##### COLLECTED DATA #####

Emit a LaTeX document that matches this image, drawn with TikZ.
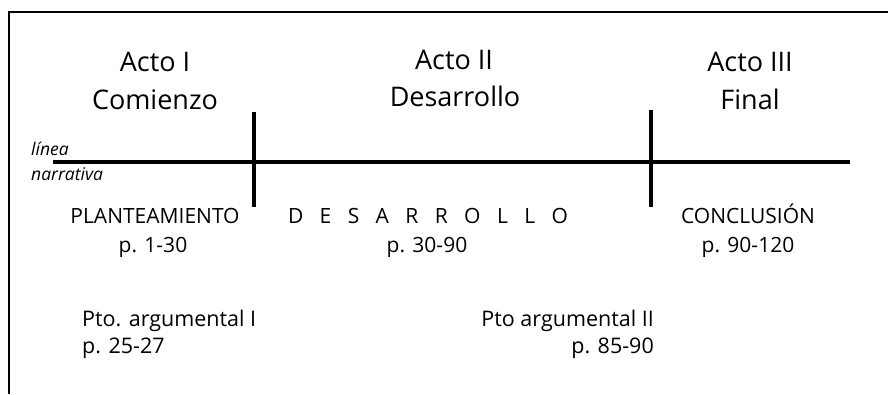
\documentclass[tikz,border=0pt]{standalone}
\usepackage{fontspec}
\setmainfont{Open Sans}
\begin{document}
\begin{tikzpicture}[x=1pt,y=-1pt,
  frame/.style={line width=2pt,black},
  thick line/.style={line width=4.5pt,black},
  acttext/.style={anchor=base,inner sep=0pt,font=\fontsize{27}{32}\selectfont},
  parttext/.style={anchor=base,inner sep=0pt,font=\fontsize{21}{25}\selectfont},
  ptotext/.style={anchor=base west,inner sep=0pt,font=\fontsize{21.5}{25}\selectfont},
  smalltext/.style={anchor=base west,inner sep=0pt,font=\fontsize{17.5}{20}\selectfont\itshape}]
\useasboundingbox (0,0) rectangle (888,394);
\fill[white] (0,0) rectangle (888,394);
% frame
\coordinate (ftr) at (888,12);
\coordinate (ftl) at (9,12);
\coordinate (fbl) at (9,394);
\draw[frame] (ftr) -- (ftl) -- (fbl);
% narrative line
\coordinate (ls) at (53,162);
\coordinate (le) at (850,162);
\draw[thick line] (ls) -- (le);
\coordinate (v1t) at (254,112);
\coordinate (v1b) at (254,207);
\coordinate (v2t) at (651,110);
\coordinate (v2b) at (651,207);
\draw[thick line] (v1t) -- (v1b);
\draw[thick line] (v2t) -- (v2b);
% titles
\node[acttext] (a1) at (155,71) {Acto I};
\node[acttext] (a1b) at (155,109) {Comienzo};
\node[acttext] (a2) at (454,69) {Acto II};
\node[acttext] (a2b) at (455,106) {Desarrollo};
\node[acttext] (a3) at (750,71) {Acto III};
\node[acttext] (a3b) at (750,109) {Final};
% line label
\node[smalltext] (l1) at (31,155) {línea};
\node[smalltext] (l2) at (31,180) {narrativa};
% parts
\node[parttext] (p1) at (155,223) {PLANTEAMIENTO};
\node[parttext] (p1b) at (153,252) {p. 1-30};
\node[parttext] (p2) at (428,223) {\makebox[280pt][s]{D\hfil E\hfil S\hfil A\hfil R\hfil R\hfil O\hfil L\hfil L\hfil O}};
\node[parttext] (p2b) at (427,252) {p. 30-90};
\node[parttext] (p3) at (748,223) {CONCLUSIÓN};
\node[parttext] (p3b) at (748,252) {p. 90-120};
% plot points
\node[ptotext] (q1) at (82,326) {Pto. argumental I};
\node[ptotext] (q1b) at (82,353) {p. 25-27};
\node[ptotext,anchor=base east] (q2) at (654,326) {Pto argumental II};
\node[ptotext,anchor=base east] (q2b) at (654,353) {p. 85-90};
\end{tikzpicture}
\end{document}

#####

== TASK REQUIREMENTS ==
Omit the pictures, and quote the material above exactly as given.

== SOLUTION ==
Emit a LaTeX document that matches this image, drawn with TikZ.
\documentclass[tikz,border=0pt]{standalone}
\usepackage{fontspec}
\setmainfont{Open Sans}
\begin{document}
\begin{tikzpicture}[x=1pt,y=-1pt,
  frame/.style={line width=2pt,black},
  thick line/.style={line width=4.5pt,black},
  acttext/.style={anchor=base,inner sep=0pt,font=\fontsize{27}{32}\selectfont},
  parttext/.style={anchor=base,inner sep=0pt,font=\fontsize{21}{25}\selectfont},
  ptotext/.style={anchor=base west,inner sep=0pt,font=\fontsize{21.5}{25}\selectfont},
  smalltext/.style={anchor=base west,inner sep=0pt,font=\fontsize{17.5}{20}\selectfont\itshape}]
\useasboundingbox (0,0) rectangle (888,394);
\fill[white] (0,0) rectangle (888,394);
% frame
\coordinate (ftr) at (888,12);
\coordinate (ftl) at (9,12);
\coordinate (fbl) at (9,394);
\draw[frame] (ftr) -- (ftl) -- (fbl);
% narrative line
\coordinate (ls) at (53,162);
\coordinate (le) at (850,162);
\draw[thick line] (ls) -- (le);
\coordinate (v1t) at (254,112);
\coordinate (v1b) at (254,207);
\coordinate (v2t) at (651,110);
\coordinate (v2b) at (651,207);
\draw[thick line] (v1t) -- (v1b);
\draw[thick line] (v2t) -- (v2b);
% titles
\node[acttext] (a1) at (155,71) {Acto I};
\node[acttext] (a1b) at (155,109) {Comienzo};
\node[acttext] (a2) at (454,69) {Acto II};
\node[acttext] (a2b) at (455,106) {Desarrollo};
\node[acttext] (a3) at (750,71) {Acto III};
\node[acttext] (a3b) at (750,109) {Final};
% line label
\node[smalltext] (l1) at (31,155) {línea};
\node[smalltext] (l2) at (31,180) {narrativa};
% parts
\node[parttext] (p1) at (155,223) {PLANTEAMIENTO};
\node[parttext] (p1b) at (153,252) {p. 1-30};
\node[parttext] (p2) at (428,223) {\makebox[280pt][s]{D\hfil E\hfil S\hfil A\hfil R\hfil R\hfil O\hfil L\hfil L\hfil O}};
\node[parttext] (p2b) at (427,252) {p. 30-90};
\node[parttext] (p3) at (748,223) {CONCLUSIÓN};
\node[parttext] (p3b) at (748,252) {p. 90-120};
% plot points
\node[ptotext] (q1) at (82,326) {Pto. argumental I};
\node[ptotext] (q1b) at (82,353) {p. 25-27};
\node[ptotext,anchor=base east] (q2) at (654,326) {Pto argumental II};
\node[ptotext,anchor=base east] (q2b) at (654,353) {p. 85-90};
\end{tikzpicture}
\end{document}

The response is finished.